Over the last 14 years, Rafa has carefully sought out over 20 small and varied plots of Godello in Valdeorras. They range between 740 and 750 metres above sea-level, perched around the Bibei river, in dramatic scenery that is close to Ribeira Sacra (a region known for Mencía). Given the grape’s turbulent past, old vines are hard to come by, but he has managed to revive a few sites that were planted as far back as 1920.

But the region’s steep and scraggy landscape doesn’t make farming easy. The soils here are granite, varying only in the proportion of clay depending on their altitude they are so remarkably thin and poor (with not much more than a metre of topsoil) that cover crops between the rows are a requirement to avoid landslides or the terraced vineyards’ collapse. Rafa even uses a covering of straw in certain vineyards to help protect the precious topsoils, retain water and enrich the sites’ organic matter. It is this sort of attention to detail – in both the vineyard and cellar – that ensures each of Rafa’s wines are astonishingly good.

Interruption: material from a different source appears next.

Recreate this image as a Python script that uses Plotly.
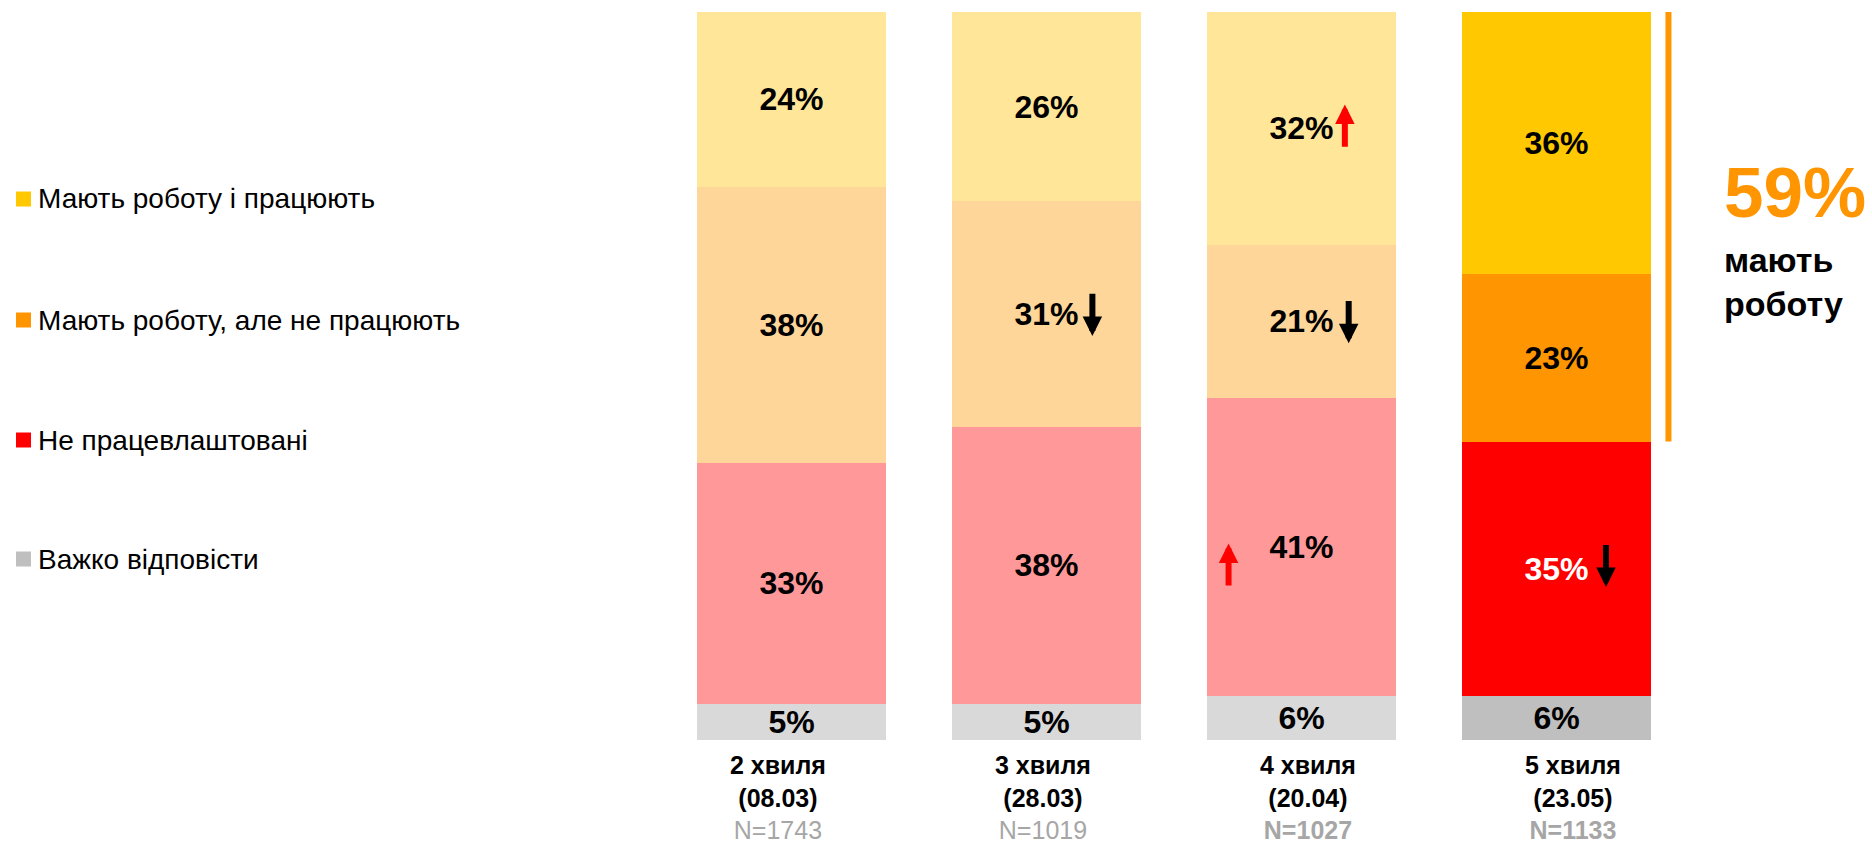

Godello, at least in his hands, could just be Spain’s answer to Chardonnay. Versatile enough to be made in anything from fresh, crisp styles through to barrel-matured, weightier versions; textured and age-worthy (Rafa suggests that current vintages of his wines will develop over 20 to 25 years): it’s an incredible grape.

Rafael Palacios is one of the few who has chosen to walk a white-only winemaking path, determined to prove the quality that can be achieved with Spain’s indigenous grapes. Tasting any of his wines is obvious evidence not just of the quality of Valdeorras’s terroir, or the Godello grape, but that he is a man of extraordinary talents.

The great Godello


2017 Louro do Bolo
Fermented in foudre (large oak), this is Rafa’s “entry-level” Godello. Yields were incredibly low in the 2017 vintage due to frost and drought, so the fruit is even more concentrated than normal. The nose is full of peach, crunchy pear and soft minerality, while the palate is taut, saline with a citrus and mineral intensity, with real palate weight creating a textured mouth-feel.

2016 As Sortes
Rafa thinks that 2016 (along with the ’12 and ’14) is one of the best vintages of the last 12 years. This, a step up from Louro do Bolo, is mineral and fresh, slightly muted with pithy citrus and a slight grassy edge. The palate is intense with a powerful whoosh of fruit, more pith and a mineral, smoky line.